Assim, é compreensível que homens e mulheres ainda não
tenham alcançado a igualdade. É até admirável o avanço que as mulheres
tiveram em poucas décadas. Embora 97% dos CEOs ainda sejam homens, elas
já ocupam cerca de 40% dos cargos de gerência. Se eles nascem com
desvantagens físicas e terminam a faculdade em menor número, é um sinal
claro de que esse número deve aumentar. O que ainda sustenta os homens é
seu comportamento - mais agressivo e competitivo. Se, como os estudos
indicam, eles também estiverem perdendo isso, a balança deve se
equilibrar em breve.
• Meninos têm probabilidade 50% maior de morrer de problemas respiratórios quando nascem.

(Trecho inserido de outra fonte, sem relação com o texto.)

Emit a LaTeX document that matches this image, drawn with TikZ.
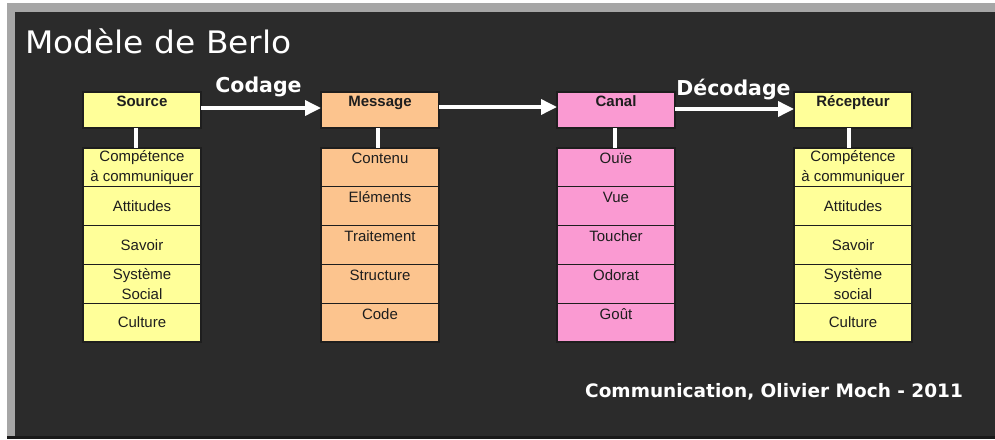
\documentclass[tikz,border=0pt]{standalone}
\usepackage{fontspec}
\setmainfont{Liberation Sans}
\newfontfamily\displayfont{DejaVu Sans}
\usetikzlibrary{arrows.meta,positioning}

\definecolor{panel}{HTML}{2B2B2B}
\definecolor{rim}{HTML}{A6A6A6}
\definecolor{cellyellow}{HTML}{FFFF99}
\definecolor{cellpeach}{HTML}{FCC48E}
\definecolor{cellpink}{HTML}{FA9AD2}
\definecolor{inkdark}{HTML}{1E1E1E}

% text inside the boxes
\newcommand{\celltop}[1]{\parbox[c][35pt][t]{114pt}{\centering\rule{0pt}{14pt}#1}}
\newcommand{\cellmid}[1]{\parbox[c][35pt][c]{114pt}{\centering\baselineskip=19.5pt #1\par}}
\newcommand{\headtxt}[1]{\parbox[c][33pt][t]{114pt}{\centering\rule{0pt}{12.5pt}\textbf{#1}}}

\begin{document}
\begin{tikzpicture}[x=1pt,y=-1pt,
  cell/.style={draw=inkdark, line width=1.3pt, minimum width=118pt,
    minimum height=38.8pt, inner sep=0pt, outer sep=0pt,
    text=inkdark, font=\fontsize{15}{17}\selectfont},
  headbox/.style={cell, minimum height=36pt, anchor=north west},
  firstcell/.style={cell, anchor=north west},
  nextcell/.style={cell, below=0pt of #1},
  link/.style={draw=white, line width=4pt},
  flow/.style={draw=white, line width=3.5pt,
    -{Triangle[length=16pt,width=15pt]}},
  steplabel/.style={text=white, anchor=base,
    font=\displayfont\bfseries\fontsize{20.5}{24}\selectfont},
]
% frame and dark panel
\fill[white] (0,0) rectangle (995,439);
\fill[rim] (7,3) rectangle (995,439);
\fill[panel] (15,12) rectangle (995,436);
\fill[black!90] (7,436) rectangle (995,439);

% title and footer
\node[anchor=base west, text=white, inner sep=0pt,
  font=\displayfont\fontsize{31}{34}\selectfont] (title) at (25,53)
  {\scalebox{1.06}[1]{Modèle de Berlo}};
\node[anchor=base west, text=white, inner sep=0pt,
  font=\displayfont\bfseries\fontsize{18.5}{22}\selectfont] (credit) at (585,397)
  {Communication, Olivier Moch - 2011};

% Source column
\node[headbox, fill=cellyellow] (src) at (83,92) {\headtxt{Source}};
\node[firstcell, fill=cellyellow] (src1) at (83,148) {\cellmid{Compétence\\à communiquer}};
\node[nextcell=src1, fill=cellyellow] (src2) {\cellmid{Attitudes}};
\node[nextcell=src2, fill=cellyellow] (src3) {\cellmid{Savoir}};
\node[nextcell=src3, fill=cellyellow] (src4) {\cellmid{Système\\Social}};
\node[nextcell=src4, fill=cellyellow] (src5) {\cellmid{Culture}};

% Message column
\node[headbox, fill=cellpeach] (msg) at (321,92) {\headtxt{Message}};
\node[firstcell, fill=cellpeach] (msg1) at (321,148) {\celltop{Contenu}};
\node[nextcell=msg1, fill=cellpeach] (msg2) {\celltop{Eléments}};
\node[nextcell=msg2, fill=cellpeach] (msg3) {\celltop{Traitement}};
\node[nextcell=msg3, fill=cellpeach] (msg4) {\celltop{Structure}};
\node[nextcell=msg4, fill=cellpeach] (msg5) {\celltop{Code}};

% Canal column
\node[headbox, fill=cellpink] (can) at (557,92) {\headtxt{Canal}};
\node[firstcell, fill=cellpink] (can1) at (557,148) {\celltop{Ouïe}};
\node[nextcell=can1, fill=cellpink] (can2) {\celltop{Vue}};
\node[nextcell=can2, fill=cellpink] (can3) {\celltop{Toucher}};
\node[nextcell=can3, fill=cellpink] (can4) {\celltop{Odorat}};
\node[nextcell=can4, fill=cellpink] (can5) {\celltop{Goût}};

% Récepteur column
\node[headbox, fill=cellyellow] (rec) at (794,92) {\headtxt{Récepteur}};
\node[firstcell, fill=cellyellow] (rec1) at (794,148) {\cellmid{Compétence\\à communiquer}};
\node[nextcell=rec1, fill=cellyellow] (rec2) {\cellmid{Attitudes}};
\node[nextcell=rec2, fill=cellyellow] (rec3) {\cellmid{Savoir}};
\node[nextcell=rec3, fill=cellyellow] (rec4) {\cellmid{Système\\social}};
\node[nextcell=rec4, fill=cellyellow] (rec5) {\cellmid{Culture}};

% links from each head to its list
\draw[link] ([xshift=-6pt]src.south) -- ([xshift=-6pt]src1.north);
\draw[link] ([xshift=-2pt]msg.south) -- ([xshift=-2pt]msg1.north);
\draw[link] ([xshift=-1pt]can.south) -- ([xshift=-1pt]can1.north);
\draw[link] ([xshift=-4pt]rec.south) -- ([xshift=-4pt]rec1.north);

% flow arrows
\draw[flow] ([yshift=2pt]src.east) -- ([yshift=2pt]msg.west);
\draw[flow] ([yshift=3pt]msg.east) -- ([yshift=3pt]can.west);
\draw[flow] ([yshift=1pt]can.east) -- ([yshift=1pt]rec.west);

% step labels
\node[steplabel] (codage) at (258.5,92) {Codage};
\node[steplabel] (decodage) at (733.5,95) {Décodage};
\end{tikzpicture}
\end{document}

• A mortalidade infantil de meninos é 22% maior que a de meninas.
• 105 nascimentos de meninos.
• 100 nascimentos de meninas.
• Aos 4 anos e meio, meninos são duas vezes melhores em testes de rotação espacial.
• Aos 2 anos e meio, meninas usam OITO palavras por frase para se comunicar. Meninos usam 6.
• Pesquisadores na área de engenharia no Brasil: 72% homens.
• Homens têm probabilidade 40% MAIOR de largar a escola.
• Mulheres em psicologia: 80%.
• 97% dos CEOs do mundo são homens. E esse número nunca diminuiu.
• No Brasil, mulheres ganham apenas 75% do salário dos homens para fazer o mesmo trabalho.
• 1/3 das mulheres largaria o emprego para ter filhos.